L'anticonformiste, ce n'est pas moi (enfin je crois)... Et pourtant, c’est parfois l’impression que me donnent les spectateurs involontaires de mes cueillettes : moi agenouillé essayant tant bien que mal de sortir de terre une racine de panais sans la casser, eux (en général quelques promeneurs) regardant intrigués un hurluberlu qui gratte le sol pour en sortir quoi au fait ?
- Maman, qu’est-ce qu’il fait le monsieur ?
- Il ramasse des champignons !
C’est une explication que j’entends assez souvent, même hors saison. C’est étrange comme le ramassage des champignons est encore bien ancré culturellement alors que la cueillette des plantes est complètement tombée en désuétude. C’est bien dommage car c’est passer à côté de véritables trésors.
C’est par exemple le cas de mon anticonformiste du jour : le tussilage, également nommé « pas d’âne ». Je viens d’en trouver les premières fleurs de l’année. Des centaines de soleils miniatures que les néophytes pourraient prendre de loin pour des pissenlits. Mais à y regarder de plus près, à part une courte tige écailleuse sous chaque fleur, il n’y a aucune rosette ni même aucune feuille. Et c’est bien là l’étrangeté de cette plante. A l’inverse des autres, elle fleurit d’abord, et ce n’est qu’une fois les fleurs passées qu’elle développe ses feuilles. Car du tussilage, on ne voit jamais les fleurs et les feuilles en même temps !

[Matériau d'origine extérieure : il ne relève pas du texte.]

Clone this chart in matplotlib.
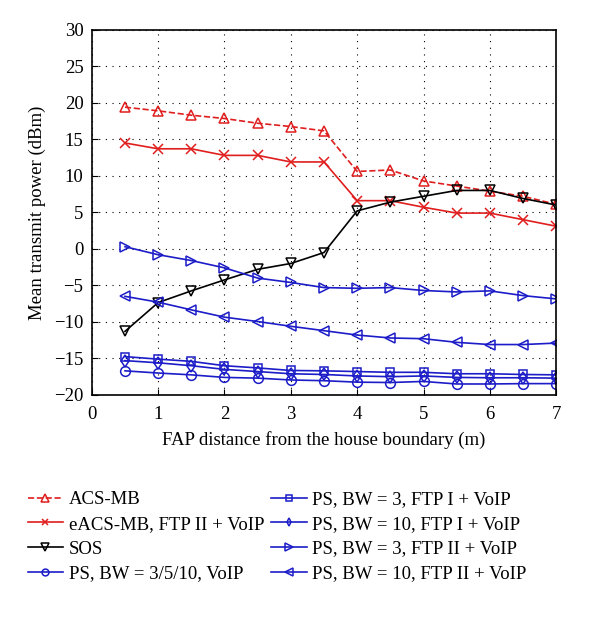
import matplotlib
matplotlib.use("Agg")
import matplotlib.pyplot as plt

plt.rcParams['font.family'] = ['Liberation Serif', 'DejaVu Serif']
plt.rcParams['axes.unicode_minus'] = True

x = [0.5, 1, 1.5, 2, 2.5, 3, 3.5, 4, 4.5, 5, 5.5, 6, 6.5, 7]

acs_mb = [19.4, 18.9, 18.3, 17.85, 17.2, 16.75, 16.15, 10.6, 10.8, 9.3, 8.6, 7.9, 7.2, 6.1]
eacs_mb = [14.5, 13.7, 13.7, 12.8, 12.8, 11.9, 11.9, 6.6, 6.6, 5.7, 4.9, 4.9, 4.0, 3.1]
sos = [-11.3, -7.35, -5.75, -4.25, -2.8, -2.0, -0.5, 5.2, 6.4, 7.2, 8.0, 8.0, 6.9, 6.0]
ps_voip = [-16.7, -17.0, -17.25, -17.6, -17.7, -17.95, -18.05, -18.25, -18.3, -18.15, -18.5, -18.5, -18.45, -18.45]
ps3_ftp1 = [-14.75, -15.1, -15.4, -16.0, -16.3, -16.65, -16.7, -16.8, -16.9, -16.9, -17.1, -17.1, -17.2, -17.25]
ps10_ftp1 = [-15.3, -15.6, -16.0, -16.5, -16.8, -17.1, -17.2, -17.4, -17.5, -17.4, -17.6, -17.65, -17.65, -17.7]
ps3_ftp2 = [0.3, -0.8, -1.6, -2.6, -4.0, -4.6, -5.3, -5.4, -5.3, -5.7, -5.9, -5.75, -6.4, -6.85]
ps10_ftp2 = [-6.5, -7.3, -8.35, -9.35, -9.95, -10.6, -11.2, -11.8, -12.2, -12.3, -12.8, -13.1, -13.1, -12.9]

labels = ["ACS-MB", "eACS-MB, FTP II + VoIP", "SOS", "PS, BW = 3/5/10, VoIP",
          "PS, BW = 3, FTP I + VoIP", "PS, BW = 10, FTP I + VoIP",
          "PS, BW = 3, FTP II + VoIP", "PS, BW = 10, FTP II + VoIP"]
xticks = [0, 1, 2, 3, 4, 5, 6, 7]
yticks = [-20, -15, -10, -5, 0, 5, 10, 15, 20, 25, 30]

RED = '#e01e1e'
BLUE = '#1c1cc8'
BLACK = '#000000'

fig = plt.figure(figsize=(6, 6.2), dpi=100)
ax = fig.add_axes([0.153, 0.363, 0.774, 0.589])

series = [
    (acs_mb, RED, '^', '--', 7.5),
    (eacs_mb, RED, 'x', '-', 7),
    (sos, BLACK, 'v', '-', 7.5),
    (ps_voip, BLUE, 'o', '-', 7),
    (ps3_ftp1, BLUE, 's', '-', 5.5),
    (ps10_ftp1, BLUE, 'd', '-', 6),
    (ps3_ftp2, BLUE, '>', '-', 7.5),
    (ps10_ftp2, BLUE, '<', '-', 7.5),
]
handles = []
for (vals, c, m, ls, ms), lab in zip(series, labels):
    h, = ax.plot(x, vals, color=c, marker=m, linestyle=ls, linewidth=1.2,
                 markersize=ms, markerfacecolor='none', markeredgecolor=c,
                 markeredgewidth=1.1, label=lab)
    handles.append(h)

ax.set_xlim(0, 7)
ax.set_ylim(-20, 30)
ax.set_xticks(xticks)
ax.set_yticks(yticks)
ax.grid(True, color='black', linestyle=(0, (1, 5)), linewidth=0.8)
ax.tick_params(direction='in', labelsize=13.5, length=4)
ax.tick_params(axis='x', pad=8)
ax.tick_params(axis='y', pad=6)
for s in ax.spines.values():
    s.set_linewidth(1.2)
ax.set_xlabel("FAP distance from the house boundary (m)", fontsize=13.5, labelpad=6)
ax.set_ylabel("Mean transmit power (dBm)", fontsize=13.5, labelpad=6)

fig.legend(handles=handles, loc='upper left', bbox_to_anchor=(0.018, 0.235),
           ncol=2, frameon=False, fontsize=13.5, handlelength=1.9,
           handletextpad=0.3, columnspacing=0.35, labelspacing=0.4,
           markerscale=0.7)

fig.savefig("out.png", dpi=100)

Les unes comme les autres sont utilisables en cuisines. On retrouve la même saveur dans les deux, mais celle des fleurs me parait plus fine. On peut les utiliser crues pour parfumer et décorer une salade. C’est assez difficile d’en décrire le goût, mais je pense qu’en parlant d’une fine saveur de résine, ça donne une idée de ce à quoi s’attendre. On peut aussi les cuire comme je l’ai fait aujourd’hui...
Dans plusieurs de mes bouquins, il était question de les faire revenir à la poêle dans du beurre ou de l’huile d’olive. Mais à moins de faire une véritable razzia, les fleurs de tussilage ne permettent pas à elles seuls de faire un plat consistant. Pour accompagner une entrecôte, j’ai donc complété avec une simple purée maison. Pour la cuisson, les fleurs (avec un ou deux centimètres de tige) ont juste fait un passage express au fond de la poêle dans un mélange de beurre et d’huile d’olive.
Pour que la saveur résineuse du tussilage ne soit pas masquée par la grillade, il en faut quand même pas mal (je dirais une trentaine de fleurs par personne). Mais le résultat vaut la peine de la cueillette !
Dernière petite chose : la racine latine de « tussilage » signifie « qui chasse la toux », une de ses vertus médicinales. Son autre nom : « pas d’âne », lui vient paraît-il de la forme de ses feuilles. Pour la même raison, les celtes l’appelaient « calliomarcos », ce qui signifie « sabot de cheval ». Personnellement, je ne trouve la ressemblance que très lointaine.